For all of the talk about Pryor as a comedic icon and a genius, the film spends much of its time and focus offstage or away from the jokes. Two incidents from September 1977 — when Pryor battled NBC executives and censors over his own sketch/variety show in primetime (which featured a young Robin Williams, was up against ABC’s smash sitcoms at 8 p.m. Tuesdays, and which Pryor left after only four episodes), and when he also angered the Hollywood Bowl audience at a gay-rights benefit by telling them to “kiss my rich black ass” — get extended treatments and interviews.
Pryor went on a life-changing trip to Africa, but it wasn’t for the same reasons Dave Chappelle trekked there a generation later, nor did it apparently have a lasting impact.
You’ll see plenty of opinions on how Pryor’s childhood growing up in a bordello might have impacted his adult views on marriage, as well as his perceived need to self-medicate. There, too, are extended interviews with doctors, friends and industry executives about Pryor’s self-immolation in 1980.
“I tried to commit suicide,” Pryor said in an interview afterward. “Next question.”
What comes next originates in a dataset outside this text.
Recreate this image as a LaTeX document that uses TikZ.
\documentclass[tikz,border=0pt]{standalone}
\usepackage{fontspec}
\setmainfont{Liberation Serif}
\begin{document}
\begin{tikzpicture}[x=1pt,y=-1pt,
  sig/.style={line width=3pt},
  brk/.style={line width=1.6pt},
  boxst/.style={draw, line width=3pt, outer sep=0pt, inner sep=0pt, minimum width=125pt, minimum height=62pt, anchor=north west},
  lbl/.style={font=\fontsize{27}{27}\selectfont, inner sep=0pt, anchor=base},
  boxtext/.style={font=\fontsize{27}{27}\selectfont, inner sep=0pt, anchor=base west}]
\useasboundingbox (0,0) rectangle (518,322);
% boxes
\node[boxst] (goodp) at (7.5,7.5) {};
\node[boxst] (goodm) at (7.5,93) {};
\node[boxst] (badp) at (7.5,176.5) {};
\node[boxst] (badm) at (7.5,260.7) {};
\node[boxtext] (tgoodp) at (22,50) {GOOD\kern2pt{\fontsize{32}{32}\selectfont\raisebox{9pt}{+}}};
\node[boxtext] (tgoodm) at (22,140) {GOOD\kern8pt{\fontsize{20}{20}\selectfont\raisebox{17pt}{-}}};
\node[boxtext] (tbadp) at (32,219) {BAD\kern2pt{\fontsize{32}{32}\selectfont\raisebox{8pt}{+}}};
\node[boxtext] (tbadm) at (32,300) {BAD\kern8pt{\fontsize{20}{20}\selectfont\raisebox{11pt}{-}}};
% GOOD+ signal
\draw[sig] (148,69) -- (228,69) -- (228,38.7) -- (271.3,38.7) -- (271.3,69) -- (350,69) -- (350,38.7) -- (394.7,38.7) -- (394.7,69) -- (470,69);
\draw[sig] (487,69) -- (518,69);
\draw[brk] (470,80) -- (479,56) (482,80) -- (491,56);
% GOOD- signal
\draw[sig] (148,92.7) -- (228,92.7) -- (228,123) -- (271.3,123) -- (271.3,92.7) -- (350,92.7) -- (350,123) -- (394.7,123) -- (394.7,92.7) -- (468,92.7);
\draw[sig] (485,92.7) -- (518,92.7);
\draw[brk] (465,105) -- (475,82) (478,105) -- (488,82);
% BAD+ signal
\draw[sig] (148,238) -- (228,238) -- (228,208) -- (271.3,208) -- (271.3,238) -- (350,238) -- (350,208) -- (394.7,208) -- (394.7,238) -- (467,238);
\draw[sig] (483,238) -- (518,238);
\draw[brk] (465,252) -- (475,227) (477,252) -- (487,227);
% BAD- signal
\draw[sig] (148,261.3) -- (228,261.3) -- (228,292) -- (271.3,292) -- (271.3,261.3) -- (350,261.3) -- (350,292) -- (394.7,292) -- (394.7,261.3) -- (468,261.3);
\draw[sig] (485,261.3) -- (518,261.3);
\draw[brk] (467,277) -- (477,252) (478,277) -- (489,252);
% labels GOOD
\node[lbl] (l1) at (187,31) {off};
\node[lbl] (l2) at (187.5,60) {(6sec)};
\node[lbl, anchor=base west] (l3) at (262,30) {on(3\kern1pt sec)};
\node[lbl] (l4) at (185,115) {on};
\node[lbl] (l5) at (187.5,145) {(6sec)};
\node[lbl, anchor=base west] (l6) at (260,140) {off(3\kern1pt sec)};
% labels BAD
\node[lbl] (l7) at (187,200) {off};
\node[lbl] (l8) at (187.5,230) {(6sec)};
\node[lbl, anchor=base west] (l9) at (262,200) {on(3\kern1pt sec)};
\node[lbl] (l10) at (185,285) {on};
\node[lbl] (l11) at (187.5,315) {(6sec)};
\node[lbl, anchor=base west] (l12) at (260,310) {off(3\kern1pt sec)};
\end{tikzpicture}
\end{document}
The old Richard Pryor had died then. His career almost left him, too. You’ll glimpse unseen footage from “Live on the Sunset Strip” of him bombing onstage; he’d return the following night with much better results. But even that box-office triumph had unintended consequences. A $40-million, multi-picture deal put Pryor in the movies, though not films that would do much for his career or his legacy.
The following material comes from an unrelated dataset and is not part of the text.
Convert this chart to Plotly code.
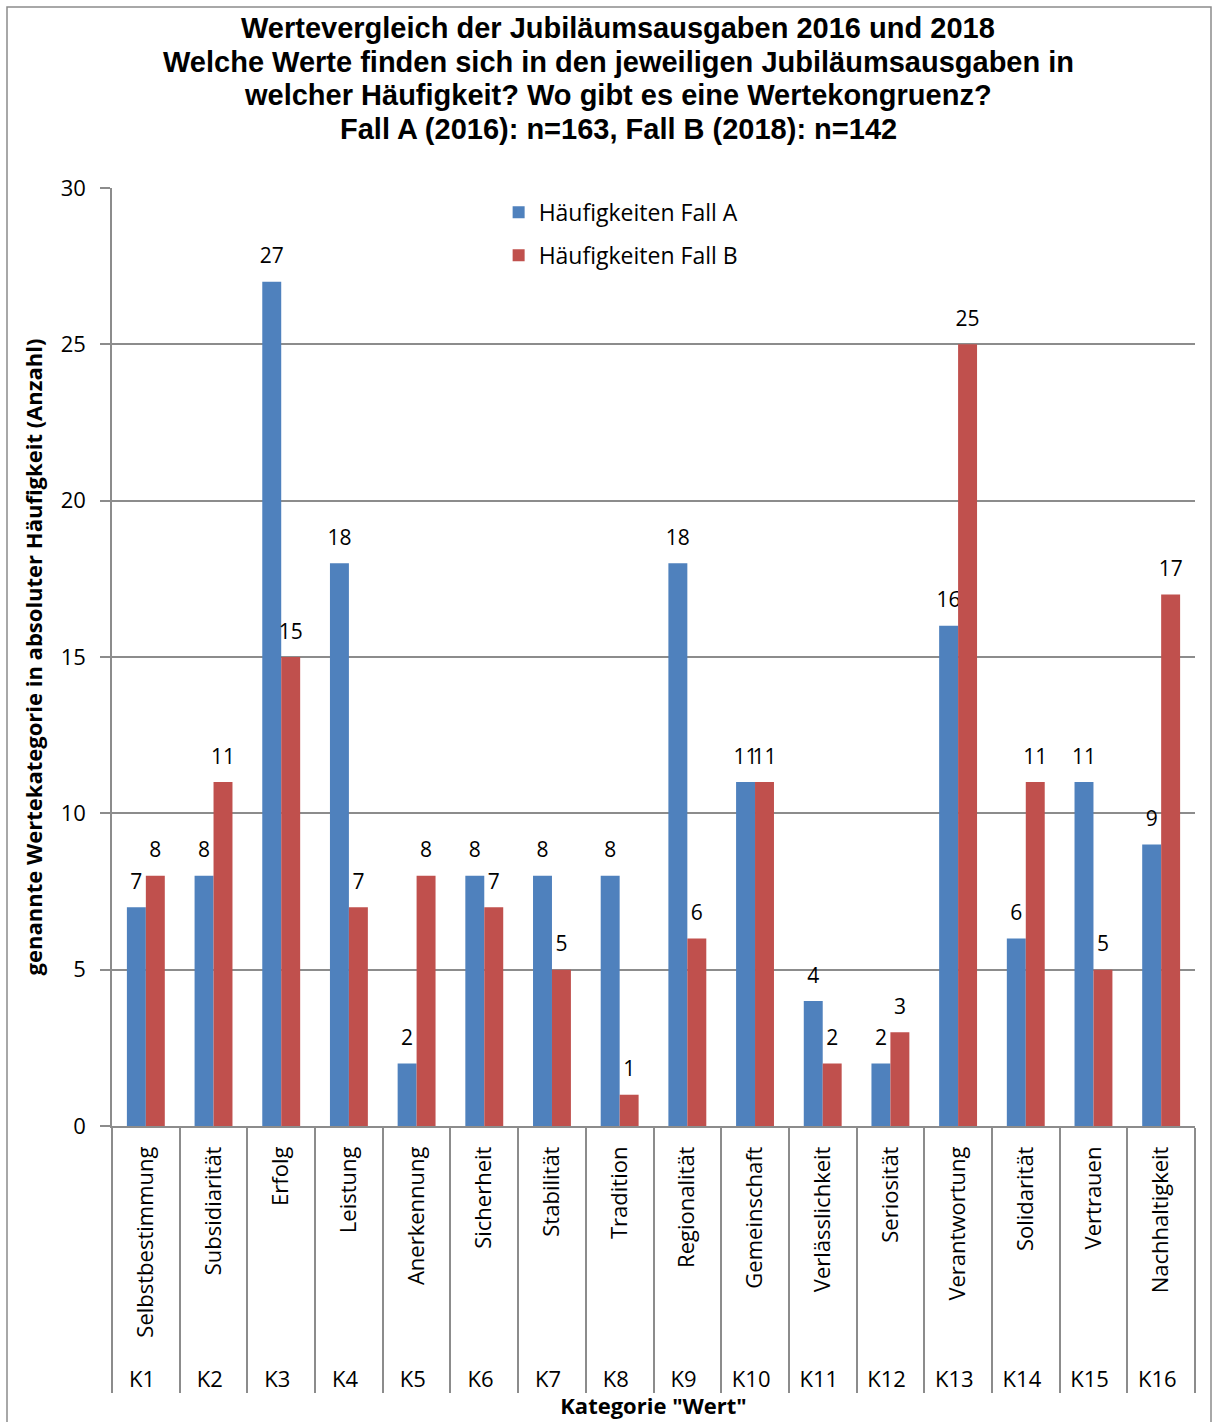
import plotly.graph_objects as go

codes = ["K1","K2","K3","K4","K5","K6","K7","K8","K9","K10","K11","K12","K13","K14","K15","K16"]
names = ["Selbstbestimmung","Subsidiarität","Erfolg","Leistung","Anerkennung","Sicherheit",
         "Stabilität","Tradition","Regionalität","Gemeinschaft","Verlässlichkeit","Seriosität",
         "Verantwortung","Solidarität","Vertrauen","Nachhaltigkeit"]
fall_a = [7, 8, 27, 18, 2, 8, 8, 8, 18, 11, 4, 2, 16, 6, 11, 9]
fall_b = [8, 11, 15, 7, 8, 7, 5, 1, 6, 11, 2, 3, 25, 11, 5, 17]
title_lines = ["Wertevergleich der Jubiläumsausgaben 2016 und 2018",
               "Welche Werte finden sich in den jeweiligen Jubiläumsausgaben in",
               "welcher Häufigkeit? Wo gibt es eine Wertekongruenz?",
               "Fall A (2016): n=163, Fall B (2018): n=142"]

FONT = "Open Sans"
GRAY = "#8c8c8c"
# leading no-break spaces pad the rotated labels so the K row sits lower (as in the reference)
x = [codes, ["\u00a0\u00a0\u00a0" + n for n in names]]

fig = go.Figure()
for vals, nm, col, grp in [(fall_a, "Häufigkeiten Fall A", "#4F81BD", "a"),
                           (fall_b, "Häufigkeiten Fall B", "#C0504D", "b")]:
    fig.add_trace(go.Bar(x=x, y=vals, name=nm, marker_color=col, marker_line_width=0,
                         offsetgroup=grp, legendgroup=grp))
    # transparent label carrier sitting on top of each bar (gives the label gap)
    fig.add_trace(go.Bar(x=x, y=[0.3] * len(vals), base=vals, text=vals,
                         textposition="outside", constraintext="none", cliponaxis=False,
                         textfont=dict(family=FONT, size=21, color="black"),
                         marker_color="rgba(0,0,0,0)", marker_line_width=0,
                         offsetgroup=grp, legendgroup=grp, showlegend=False,
                         hoverinfo="skip"))

# title lines (paper coordinates relative to plot area)
for i, line in enumerate(title_lines):
    fig.add_annotation(text=line, xref="paper", yref="paper", x=(618 - 112) / 1083,
                       y=(1126 - (28 + 33.7 * i)) / 938, xanchor="center", yanchor="middle",
                       showarrow=False,
                       font=dict(family="Liberation Sans", size=29, color="black", weight="bold"))

fig.update_layout(
    width=1214, height=1422,
    margin=dict(l=112, r=19, t=188, b=296),
    paper_bgcolor="white", plot_bgcolor="white",
    barmode="group", bargap=0.44, bargroupgap=0,
    legend=dict(x=0.357, y=0.997, xanchor="left", yanchor="top",
                font=dict(family=FONT, size=23, color="black"),
                bgcolor="rgba(0,0,0,0)", tracegroupgap=10, traceorder="grouped"),
)

fig.update_yaxes(range=[0, 30], dtick=5, showgrid=True, gridcolor=GRAY, gridwidth=1.5,
                 showline=True, linecolor=GRAY, linewidth=1.5,
                 ticks="outside", ticklen=10, tickcolor=GRAY, tickwidth=1.5,
                 ticklabelstandoff=10, automargin=False,
                 tickfont=dict(family=FONT, size=22, color="black"),
                 zeroline=False,
                 title=dict(text="genannte Wertekategorie in absoluter Häufigkeit (Anzahl)",
                            font=dict(family=FONT, size=22, color="black", weight="bold"),
                            standoff=12))
fig.update_xaxes(showline=True, linecolor=GRAY, linewidth=1.5, automargin=False,
                 tickangle=-90, tickfont=dict(family=FONT, size=22, color="black"),
                 ticklabelstandoff=10,
                 showdividers=True, dividercolor=GRAY, dividerwidth=1.5,
                 title=dict(text='Kategorie "Wert"',
                            font=dict(family=FONT, size=22, color="black", weight="bold"),
                            standoff=7))

# outer chart frame
fig.add_shape(type="rect", xref="paper", yref="paper",
              x0=(7 - 112) / 1083, x1=(1211 - 112) / 1083,
              y0=(1126 - 1440) / 938, y1=(1126 - 7) / 938,
              line=dict(color=GRAY, width=1.5), layer="below")

fig.write_html("out.html")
Jennifer Lee Pryor, his fourth wife and also his seventh and final wife, executive produced this documentary.
She came back into the comedian’s life during his final years with MS.
We’re left with a first take of final words from Pryor’s 1982 concert film, imagining himself as an old man facing death, and then two decades later, in a TV interview actually contemplating his legacy.
Here are the words from the filmmakers about Richard Pryor: Omit The Logic.
This isn’t the biopic we’ve been promised, although Mike Epps (one of several younger comedians attached to such a project) is present and ready to offer his tributes.
Nor is this Jo Jo Dancer, Your Life is Calling, the 1986 semi-autobiographical movie Pryor himself starred and directed himself in.
This is his life through the eyes of his last wife.
This is the life of the man Richard Pryor, and not so much the comedian Richard Pryor.
For that, we’ll have to wait for the rest of his history.